The failure to recover any remains of the 29 dead is increasingly embarrassing the National Party, and now its political opponents are waking up to this fact. The sense a national mood of support and sympathy for the bereaved and that emotion is something they can tap in to. It's an election year and manipulating emotion is about to become all the rage.
Master manipulator Winston Peters -- whose uncanny sixth sense about these things has kept him in politics long after his sell-by date -- was first off the block and now the Labour Party is getting in behind the "re-enter the mine" cause.
Like most people, I have no idea whether it is safe to go back in and, like most people, I don't think they will find very much if they do.
But as Mr Peters has volunteered to go first, I have no objection to him signing a liability waiver that he accepts full responsibility should anything happen to him and donning a hard hat, gas mask and boots for a descent tomorrow morning. Whatever happens, it's what some would call a win-win situation.

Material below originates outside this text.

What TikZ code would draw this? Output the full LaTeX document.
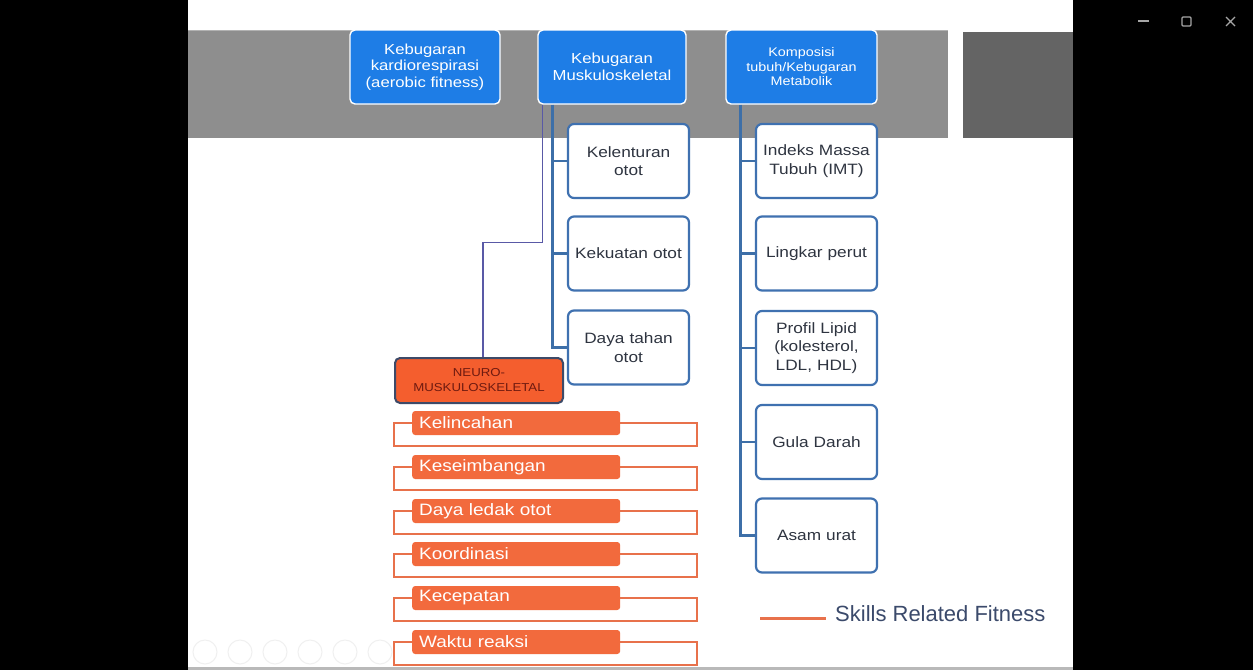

However, setting emotion aside, we should should be more concerned with what happened before this catastrophic event on November 19, 2010. The absence of proper safety procedures, the absence of escape routes, the absence of mining inspectors to make sure such an inherently dangerous business was being run properly ...
And the absence of anyone being prosecuted or held responsible, when there is such a clear case to answer. Now that's something to get emotional over.